-- start Dataset content --

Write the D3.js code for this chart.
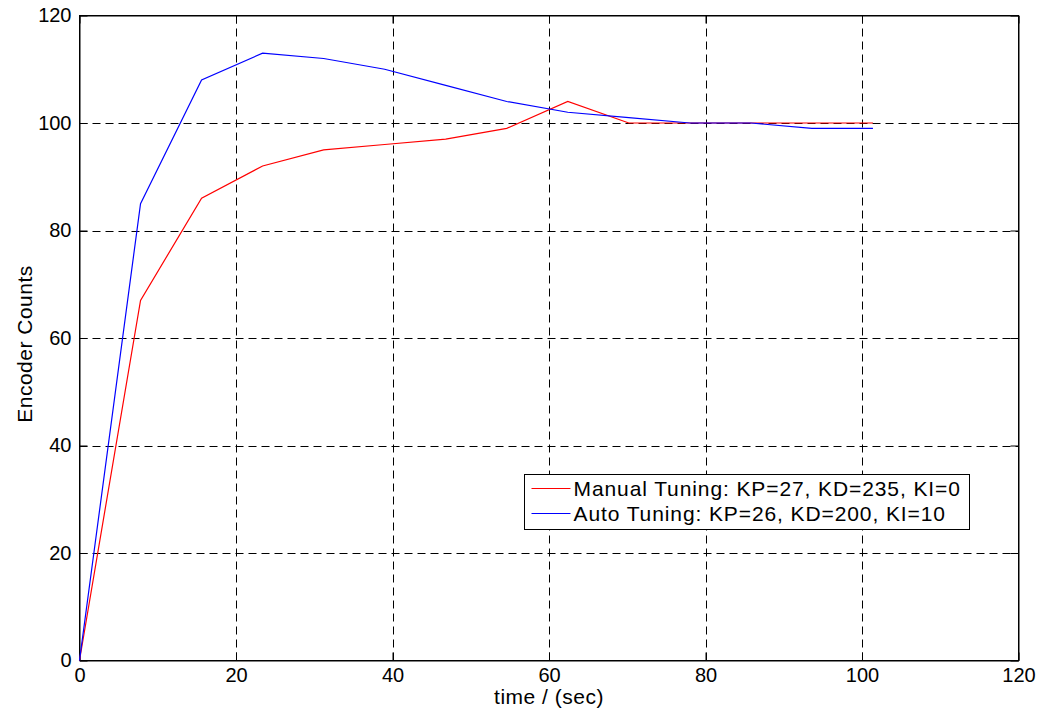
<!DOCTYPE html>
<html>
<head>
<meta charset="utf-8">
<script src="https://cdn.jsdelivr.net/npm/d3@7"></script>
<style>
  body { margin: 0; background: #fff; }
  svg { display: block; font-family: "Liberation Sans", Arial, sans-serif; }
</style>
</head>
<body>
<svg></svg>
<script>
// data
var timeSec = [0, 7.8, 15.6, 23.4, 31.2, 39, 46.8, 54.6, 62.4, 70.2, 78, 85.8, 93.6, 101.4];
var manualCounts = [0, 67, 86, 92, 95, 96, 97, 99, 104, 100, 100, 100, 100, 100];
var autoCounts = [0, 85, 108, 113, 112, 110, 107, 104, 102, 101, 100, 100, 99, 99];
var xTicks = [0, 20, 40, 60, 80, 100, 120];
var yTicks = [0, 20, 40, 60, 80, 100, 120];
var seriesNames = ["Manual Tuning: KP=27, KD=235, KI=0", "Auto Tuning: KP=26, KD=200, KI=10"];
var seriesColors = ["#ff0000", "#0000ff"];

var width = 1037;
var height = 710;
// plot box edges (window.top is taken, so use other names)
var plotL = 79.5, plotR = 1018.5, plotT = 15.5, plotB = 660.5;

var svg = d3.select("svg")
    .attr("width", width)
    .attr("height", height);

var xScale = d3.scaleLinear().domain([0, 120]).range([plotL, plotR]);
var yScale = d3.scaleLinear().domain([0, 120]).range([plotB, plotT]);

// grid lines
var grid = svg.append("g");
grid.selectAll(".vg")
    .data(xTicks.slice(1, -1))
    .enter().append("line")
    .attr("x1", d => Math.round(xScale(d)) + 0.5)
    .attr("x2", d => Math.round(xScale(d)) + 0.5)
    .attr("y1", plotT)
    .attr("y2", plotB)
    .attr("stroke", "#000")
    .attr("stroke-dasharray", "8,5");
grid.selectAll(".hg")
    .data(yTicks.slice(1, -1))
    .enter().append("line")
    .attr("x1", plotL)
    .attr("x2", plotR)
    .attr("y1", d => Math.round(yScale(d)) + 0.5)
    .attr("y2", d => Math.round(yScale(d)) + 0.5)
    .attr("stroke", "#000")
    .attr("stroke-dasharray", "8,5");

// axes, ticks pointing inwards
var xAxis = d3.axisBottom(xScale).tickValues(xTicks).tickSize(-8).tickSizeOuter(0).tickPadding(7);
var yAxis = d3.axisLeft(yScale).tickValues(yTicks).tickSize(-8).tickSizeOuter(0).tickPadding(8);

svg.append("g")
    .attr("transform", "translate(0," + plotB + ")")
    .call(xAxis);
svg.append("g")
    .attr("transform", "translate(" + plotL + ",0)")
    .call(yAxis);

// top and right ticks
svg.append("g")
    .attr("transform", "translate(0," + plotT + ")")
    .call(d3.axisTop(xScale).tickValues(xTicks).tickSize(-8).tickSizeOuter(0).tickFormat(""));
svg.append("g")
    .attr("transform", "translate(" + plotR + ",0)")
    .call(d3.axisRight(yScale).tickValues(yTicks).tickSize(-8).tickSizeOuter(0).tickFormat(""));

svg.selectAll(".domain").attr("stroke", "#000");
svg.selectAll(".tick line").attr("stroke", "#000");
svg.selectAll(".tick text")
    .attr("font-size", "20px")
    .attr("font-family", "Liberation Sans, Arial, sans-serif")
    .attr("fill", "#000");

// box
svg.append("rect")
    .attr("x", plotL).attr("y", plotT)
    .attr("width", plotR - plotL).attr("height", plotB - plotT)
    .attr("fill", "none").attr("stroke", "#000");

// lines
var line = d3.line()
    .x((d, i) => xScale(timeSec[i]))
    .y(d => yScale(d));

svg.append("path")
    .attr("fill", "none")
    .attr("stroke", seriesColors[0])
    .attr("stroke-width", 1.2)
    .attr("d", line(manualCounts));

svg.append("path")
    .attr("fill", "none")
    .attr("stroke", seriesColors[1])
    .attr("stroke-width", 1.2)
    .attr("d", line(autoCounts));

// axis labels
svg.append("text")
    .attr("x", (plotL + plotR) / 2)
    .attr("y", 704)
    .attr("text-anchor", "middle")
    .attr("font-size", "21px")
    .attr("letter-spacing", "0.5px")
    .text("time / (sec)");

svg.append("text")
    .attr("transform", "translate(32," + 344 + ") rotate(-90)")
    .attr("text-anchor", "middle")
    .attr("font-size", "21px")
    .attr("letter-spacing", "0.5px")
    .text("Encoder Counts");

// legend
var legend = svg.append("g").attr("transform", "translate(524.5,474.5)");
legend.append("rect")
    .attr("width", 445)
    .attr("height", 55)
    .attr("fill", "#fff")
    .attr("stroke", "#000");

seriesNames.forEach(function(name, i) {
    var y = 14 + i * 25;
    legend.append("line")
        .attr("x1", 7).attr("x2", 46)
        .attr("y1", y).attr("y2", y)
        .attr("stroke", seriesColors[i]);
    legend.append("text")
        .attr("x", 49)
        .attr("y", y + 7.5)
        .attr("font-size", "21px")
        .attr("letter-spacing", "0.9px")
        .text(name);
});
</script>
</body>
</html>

-- end Dataset content --

* To do
Copy out every line of the material above exactly, skipping the pictures.

* The answer
Write the D3.js code for this chart.
<!DOCTYPE html>
<html>
<head>
<meta charset="utf-8">
<script src="https://cdn.jsdelivr.net/npm/d3@7"></script>
<style>
  body { margin: 0; background: #fff; }
  svg { display: block; font-family: "Liberation Sans", Arial, sans-serif; }
</style>
</head>
<body>
<svg></svg>
<script>
// data
var timeSec = [0, 7.8, 15.6, 23.4, 31.2, 39, 46.8, 54.6, 62.4, 70.2, 78, 85.8, 93.6, 101.4];
var manualCounts = [0, 67, 86, 92, 95, 96, 97, 99, 104, 100, 100, 100, 100, 100];
var autoCounts = [0, 85, 108, 113, 112, 110, 107, 104, 102, 101, 100, 100, 99, 99];
var xTicks = [0, 20, 40, 60, 80, 100, 120];
var yTicks = [0, 20, 40, 60, 80, 100, 120];
var seriesNames = ["Manual Tuning: KP=27, KD=235, KI=0", "Auto Tuning: KP=26, KD=200, KI=10"];
var seriesColors = ["#ff0000", "#0000ff"];

var width = 1037;
var height = 710;
// plot box edges (window.top is taken, so use other names)
var plotL = 79.5, plotR = 1018.5, plotT = 15.5, plotB = 660.5;

var svg = d3.select("svg")
    .attr("width", width)
    .attr("height", height);

var xScale = d3.scaleLinear().domain([0, 120]).range([plotL, plotR]);
var yScale = d3.scaleLinear().domain([0, 120]).range([plotB, plotT]);

// grid lines
var grid = svg.append("g");
grid.selectAll(".vg")
    .data(xTicks.slice(1, -1))
    .enter().append("line")
    .attr("x1", d => Math.round(xScale(d)) + 0.5)
    .attr("x2", d => Math.round(xScale(d)) + 0.5)
    .attr("y1", plotT)
    .attr("y2", plotB)
    .attr("stroke", "#000")
    .attr("stroke-dasharray", "8,5");
grid.selectAll(".hg")
    .data(yTicks.slice(1, -1))
    .enter().append("line")
    .attr("x1", plotL)
    .attr("x2", plotR)
    .attr("y1", d => Math.round(yScale(d)) + 0.5)
    .attr("y2", d => Math.round(yScale(d)) + 0.5)
    .attr("stroke", "#000")
    .attr("stroke-dasharray", "8,5");

// axes, ticks pointing inwards
var xAxis = d3.axisBottom(xScale).tickValues(xTicks).tickSize(-8).tickSizeOuter(0).tickPadding(7);
var yAxis = d3.axisLeft(yScale).tickValues(yTicks).tickSize(-8).tickSizeOuter(0).tickPadding(8);

svg.append("g")
    .attr("transform", "translate(0," + plotB + ")")
    .call(xAxis);
svg.append("g")
    .attr("transform", "translate(" + plotL + ",0)")
    .call(yAxis);

// top and right ticks
svg.append("g")
    .attr("transform", "translate(0," + plotT + ")")
    .call(d3.axisTop(xScale).tickValues(xTicks).tickSize(-8).tickSizeOuter(0).tickFormat(""));
svg.append("g")
    .attr("transform", "translate(" + plotR + ",0)")
    .call(d3.axisRight(yScale).tickValues(yTicks).tickSize(-8).tickSizeOuter(0).tickFormat(""));

svg.selectAll(".domain").attr("stroke", "#000");
svg.selectAll(".tick line").attr("stroke", "#000");
svg.selectAll(".tick text")
    .attr("font-size", "20px")
    .attr("font-family", "Liberation Sans, Arial, sans-serif")
    .attr("fill", "#000");

// box
svg.append("rect")
    .attr("x", plotL).attr("y", plotT)
    .attr("width", plotR - plotL).attr("height", plotB - plotT)
    .attr("fill", "none").attr("stroke", "#000");

// lines
var line = d3.line()
    .x((d, i) => xScale(timeSec[i]))
    .y(d => yScale(d));

svg.append("path")
    .attr("fill", "none")
    .attr("stroke", seriesColors[0])
    .attr("stroke-width", 1.2)
    .attr("d", line(manualCounts));

svg.append("path")
    .attr("fill", "none")
    .attr("stroke", seriesColors[1])
    .attr("stroke-width", 1.2)
    .attr("d", line(autoCounts));

// axis labels
svg.append("text")
    .attr("x", (plotL + plotR) / 2)
    .attr("y", 704)
    .attr("text-anchor", "middle")
    .attr("font-size", "21px")
    .attr("letter-spacing", "0.5px")
    .text("time / (sec)");

svg.append("text")
    .attr("transform", "translate(32," + 344 + ") rotate(-90)")
    .attr("text-anchor", "middle")
    .attr("font-size", "21px")
    .attr("letter-spacing", "0.5px")
    .text("Encoder Counts");

// legend
var legend = svg.append("g").attr("transform", "translate(524.5,474.5)");
legend.append("rect")
    .attr("width", 445)
    .attr("height", 55)
    .attr("fill", "#fff")
    .attr("stroke", "#000");

seriesNames.forEach(function(name, i) {
    var y = 14 + i * 25;
    legend.append("line")
        .attr("x1", 7).attr("x2", 46)
        .attr("y1", y).attr("y2", y)
        .attr("stroke", seriesColors[i]);
    legend.append("text")
        .attr("x", 49)
        .attr("y", y + 7.5)
        .attr("font-size", "21px")
        .attr("letter-spacing", "0.9px")
        .text(name);
});
</script>
</body>
</html>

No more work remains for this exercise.